- Given instruction
Set down, exactly as written, the lines from the top of the data to the line that holds "import plotly.graph_objects as go", and omit the pictures.

- Data lines
◇ ◇ ◇

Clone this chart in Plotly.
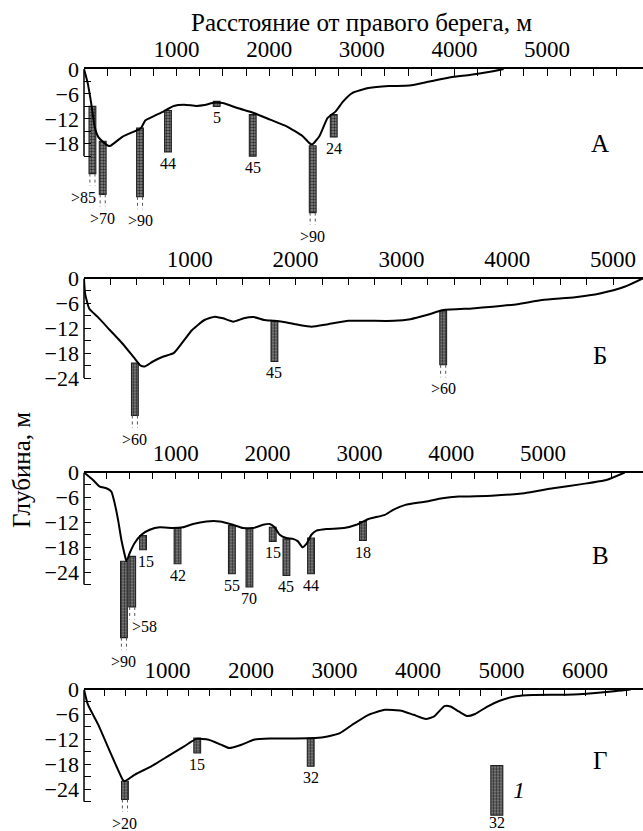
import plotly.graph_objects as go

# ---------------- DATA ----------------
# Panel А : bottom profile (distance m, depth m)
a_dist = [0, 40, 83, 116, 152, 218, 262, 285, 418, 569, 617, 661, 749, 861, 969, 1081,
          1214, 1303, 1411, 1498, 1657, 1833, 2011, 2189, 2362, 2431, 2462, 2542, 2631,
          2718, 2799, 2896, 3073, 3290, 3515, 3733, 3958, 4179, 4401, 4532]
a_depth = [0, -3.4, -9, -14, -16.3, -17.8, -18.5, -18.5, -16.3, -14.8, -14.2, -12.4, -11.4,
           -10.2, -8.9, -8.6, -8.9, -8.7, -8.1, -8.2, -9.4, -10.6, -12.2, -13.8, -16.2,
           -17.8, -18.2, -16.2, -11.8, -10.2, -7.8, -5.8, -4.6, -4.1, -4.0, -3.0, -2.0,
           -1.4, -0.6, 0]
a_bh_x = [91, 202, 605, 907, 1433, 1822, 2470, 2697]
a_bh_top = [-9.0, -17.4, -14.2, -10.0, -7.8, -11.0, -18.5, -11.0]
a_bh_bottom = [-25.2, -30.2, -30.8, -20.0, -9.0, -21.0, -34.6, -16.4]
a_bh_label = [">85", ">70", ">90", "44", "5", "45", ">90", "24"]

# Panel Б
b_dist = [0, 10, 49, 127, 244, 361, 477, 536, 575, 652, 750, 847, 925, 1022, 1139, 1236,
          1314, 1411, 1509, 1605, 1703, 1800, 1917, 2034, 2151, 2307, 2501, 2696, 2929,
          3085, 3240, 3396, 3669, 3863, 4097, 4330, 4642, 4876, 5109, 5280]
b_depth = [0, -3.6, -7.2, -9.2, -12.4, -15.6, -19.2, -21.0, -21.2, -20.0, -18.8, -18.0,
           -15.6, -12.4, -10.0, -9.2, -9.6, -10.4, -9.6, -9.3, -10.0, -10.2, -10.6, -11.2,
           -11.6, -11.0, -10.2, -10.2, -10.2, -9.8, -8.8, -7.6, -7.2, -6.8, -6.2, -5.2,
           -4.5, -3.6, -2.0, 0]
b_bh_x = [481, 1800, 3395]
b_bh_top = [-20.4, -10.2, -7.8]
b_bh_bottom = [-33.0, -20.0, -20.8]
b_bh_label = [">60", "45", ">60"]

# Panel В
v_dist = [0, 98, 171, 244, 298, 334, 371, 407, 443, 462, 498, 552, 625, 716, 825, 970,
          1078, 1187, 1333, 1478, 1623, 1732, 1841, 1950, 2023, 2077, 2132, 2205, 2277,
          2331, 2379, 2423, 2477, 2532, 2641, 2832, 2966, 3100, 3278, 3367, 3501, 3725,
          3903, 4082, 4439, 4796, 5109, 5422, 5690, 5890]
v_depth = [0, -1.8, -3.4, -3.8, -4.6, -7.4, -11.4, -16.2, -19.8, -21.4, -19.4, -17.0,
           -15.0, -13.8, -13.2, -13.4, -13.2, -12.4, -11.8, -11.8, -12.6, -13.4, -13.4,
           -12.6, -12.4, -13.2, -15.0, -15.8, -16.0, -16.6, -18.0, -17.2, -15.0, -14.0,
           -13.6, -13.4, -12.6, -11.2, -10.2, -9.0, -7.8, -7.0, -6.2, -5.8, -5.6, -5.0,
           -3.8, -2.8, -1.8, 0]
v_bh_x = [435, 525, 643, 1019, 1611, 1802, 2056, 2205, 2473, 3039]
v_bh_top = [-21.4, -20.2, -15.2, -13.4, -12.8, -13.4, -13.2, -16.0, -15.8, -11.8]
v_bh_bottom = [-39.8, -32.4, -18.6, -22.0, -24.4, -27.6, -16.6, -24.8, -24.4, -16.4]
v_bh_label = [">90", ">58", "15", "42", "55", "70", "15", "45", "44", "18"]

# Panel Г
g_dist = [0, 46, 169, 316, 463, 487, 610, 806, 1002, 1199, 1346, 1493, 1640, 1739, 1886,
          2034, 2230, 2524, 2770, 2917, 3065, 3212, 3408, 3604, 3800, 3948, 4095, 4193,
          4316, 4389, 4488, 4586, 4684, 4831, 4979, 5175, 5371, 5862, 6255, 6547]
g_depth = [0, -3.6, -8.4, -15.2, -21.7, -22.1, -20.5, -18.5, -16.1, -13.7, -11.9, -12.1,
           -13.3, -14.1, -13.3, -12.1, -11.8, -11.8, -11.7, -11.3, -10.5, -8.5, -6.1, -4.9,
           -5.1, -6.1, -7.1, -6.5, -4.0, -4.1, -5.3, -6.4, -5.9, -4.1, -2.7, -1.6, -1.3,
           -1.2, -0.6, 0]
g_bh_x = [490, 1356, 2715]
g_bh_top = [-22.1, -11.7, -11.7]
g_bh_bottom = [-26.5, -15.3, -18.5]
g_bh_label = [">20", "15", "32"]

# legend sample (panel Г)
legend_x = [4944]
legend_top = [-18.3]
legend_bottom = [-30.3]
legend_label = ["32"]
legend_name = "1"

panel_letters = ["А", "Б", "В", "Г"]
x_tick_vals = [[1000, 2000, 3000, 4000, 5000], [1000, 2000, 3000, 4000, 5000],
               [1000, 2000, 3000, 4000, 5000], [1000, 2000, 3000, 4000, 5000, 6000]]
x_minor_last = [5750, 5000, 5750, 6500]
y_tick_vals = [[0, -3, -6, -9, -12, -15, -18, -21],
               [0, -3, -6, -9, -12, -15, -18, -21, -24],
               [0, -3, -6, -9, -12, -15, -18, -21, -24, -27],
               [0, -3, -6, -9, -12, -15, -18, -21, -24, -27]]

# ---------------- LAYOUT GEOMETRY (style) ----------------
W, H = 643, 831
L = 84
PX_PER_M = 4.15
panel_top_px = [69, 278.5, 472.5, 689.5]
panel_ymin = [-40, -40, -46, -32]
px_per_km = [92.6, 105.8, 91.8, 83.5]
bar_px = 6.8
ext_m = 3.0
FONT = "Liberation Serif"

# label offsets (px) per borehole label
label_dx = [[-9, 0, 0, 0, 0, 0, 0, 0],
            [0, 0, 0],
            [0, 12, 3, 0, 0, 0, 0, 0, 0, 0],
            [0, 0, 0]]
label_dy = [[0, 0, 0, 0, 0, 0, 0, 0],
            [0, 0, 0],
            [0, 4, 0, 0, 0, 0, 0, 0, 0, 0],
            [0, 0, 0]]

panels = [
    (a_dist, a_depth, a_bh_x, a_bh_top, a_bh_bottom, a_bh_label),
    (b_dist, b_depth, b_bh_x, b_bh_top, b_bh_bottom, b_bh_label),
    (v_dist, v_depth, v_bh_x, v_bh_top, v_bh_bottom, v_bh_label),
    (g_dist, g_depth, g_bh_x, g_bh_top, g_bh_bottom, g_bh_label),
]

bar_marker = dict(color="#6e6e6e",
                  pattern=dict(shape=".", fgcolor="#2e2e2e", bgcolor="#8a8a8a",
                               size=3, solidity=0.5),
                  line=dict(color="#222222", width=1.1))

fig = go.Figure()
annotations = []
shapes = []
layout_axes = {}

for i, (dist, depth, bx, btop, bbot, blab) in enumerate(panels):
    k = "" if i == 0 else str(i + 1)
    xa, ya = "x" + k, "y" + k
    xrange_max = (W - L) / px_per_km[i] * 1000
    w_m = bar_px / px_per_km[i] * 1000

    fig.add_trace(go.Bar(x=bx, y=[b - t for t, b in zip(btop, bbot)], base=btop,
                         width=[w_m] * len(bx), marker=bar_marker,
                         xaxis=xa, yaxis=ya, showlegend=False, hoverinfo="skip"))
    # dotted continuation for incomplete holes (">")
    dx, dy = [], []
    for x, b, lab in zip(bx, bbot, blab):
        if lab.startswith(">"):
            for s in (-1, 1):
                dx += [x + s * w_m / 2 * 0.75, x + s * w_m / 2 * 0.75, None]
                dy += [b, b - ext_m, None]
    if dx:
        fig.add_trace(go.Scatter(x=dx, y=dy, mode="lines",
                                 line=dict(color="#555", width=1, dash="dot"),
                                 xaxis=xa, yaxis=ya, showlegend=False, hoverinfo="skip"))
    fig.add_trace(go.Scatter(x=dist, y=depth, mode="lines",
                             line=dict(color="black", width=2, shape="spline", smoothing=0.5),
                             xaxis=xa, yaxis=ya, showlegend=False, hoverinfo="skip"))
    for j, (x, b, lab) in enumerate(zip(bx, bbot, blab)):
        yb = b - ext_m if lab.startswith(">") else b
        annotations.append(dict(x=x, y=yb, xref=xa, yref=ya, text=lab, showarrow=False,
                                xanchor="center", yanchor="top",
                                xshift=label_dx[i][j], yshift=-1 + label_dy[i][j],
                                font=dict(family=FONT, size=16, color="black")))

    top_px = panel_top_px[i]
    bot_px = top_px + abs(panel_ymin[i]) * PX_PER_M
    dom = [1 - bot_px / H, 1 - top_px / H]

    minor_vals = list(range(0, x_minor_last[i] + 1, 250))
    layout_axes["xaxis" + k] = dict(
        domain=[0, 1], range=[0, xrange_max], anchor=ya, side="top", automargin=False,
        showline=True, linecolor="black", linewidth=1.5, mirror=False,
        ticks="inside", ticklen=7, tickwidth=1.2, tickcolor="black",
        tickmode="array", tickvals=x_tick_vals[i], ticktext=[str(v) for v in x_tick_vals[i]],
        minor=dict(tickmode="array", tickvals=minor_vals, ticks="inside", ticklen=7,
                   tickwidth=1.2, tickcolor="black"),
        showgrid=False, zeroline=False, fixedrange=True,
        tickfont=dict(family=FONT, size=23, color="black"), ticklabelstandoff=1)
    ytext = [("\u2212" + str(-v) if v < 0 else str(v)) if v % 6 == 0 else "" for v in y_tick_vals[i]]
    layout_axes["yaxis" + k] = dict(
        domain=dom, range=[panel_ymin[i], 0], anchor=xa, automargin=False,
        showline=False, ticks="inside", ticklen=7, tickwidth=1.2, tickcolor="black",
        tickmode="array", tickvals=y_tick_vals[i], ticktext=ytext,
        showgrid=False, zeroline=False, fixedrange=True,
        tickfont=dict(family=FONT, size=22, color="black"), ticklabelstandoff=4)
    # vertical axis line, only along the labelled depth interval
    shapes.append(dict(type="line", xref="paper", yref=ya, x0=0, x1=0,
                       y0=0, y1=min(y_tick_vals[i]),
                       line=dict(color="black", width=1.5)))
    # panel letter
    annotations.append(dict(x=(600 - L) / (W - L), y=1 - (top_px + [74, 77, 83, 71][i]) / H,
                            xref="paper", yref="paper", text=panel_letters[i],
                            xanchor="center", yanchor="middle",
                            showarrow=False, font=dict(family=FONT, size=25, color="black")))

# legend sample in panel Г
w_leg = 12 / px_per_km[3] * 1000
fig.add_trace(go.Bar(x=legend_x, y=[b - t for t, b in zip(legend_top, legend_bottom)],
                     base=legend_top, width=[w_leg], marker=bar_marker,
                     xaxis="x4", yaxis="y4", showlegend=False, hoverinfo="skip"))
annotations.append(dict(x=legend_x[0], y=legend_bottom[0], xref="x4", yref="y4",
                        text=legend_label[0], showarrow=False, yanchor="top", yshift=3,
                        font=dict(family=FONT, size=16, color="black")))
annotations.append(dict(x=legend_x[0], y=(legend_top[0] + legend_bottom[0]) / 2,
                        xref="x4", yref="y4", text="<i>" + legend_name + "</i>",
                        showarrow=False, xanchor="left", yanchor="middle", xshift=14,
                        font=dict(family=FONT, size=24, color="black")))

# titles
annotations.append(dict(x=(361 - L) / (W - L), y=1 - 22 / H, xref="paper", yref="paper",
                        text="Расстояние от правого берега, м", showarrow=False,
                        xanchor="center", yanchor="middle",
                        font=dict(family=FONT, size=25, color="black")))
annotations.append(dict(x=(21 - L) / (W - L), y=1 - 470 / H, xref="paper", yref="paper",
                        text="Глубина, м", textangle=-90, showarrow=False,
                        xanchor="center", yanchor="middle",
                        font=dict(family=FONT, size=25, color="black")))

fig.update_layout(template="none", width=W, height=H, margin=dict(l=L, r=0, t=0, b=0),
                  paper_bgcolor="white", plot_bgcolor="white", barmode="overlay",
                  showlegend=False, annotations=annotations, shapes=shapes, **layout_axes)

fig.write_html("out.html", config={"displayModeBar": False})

◇ ◇ ◇

- Full answer
Clone this chart in Plotly.
import plotly.graph_objects as go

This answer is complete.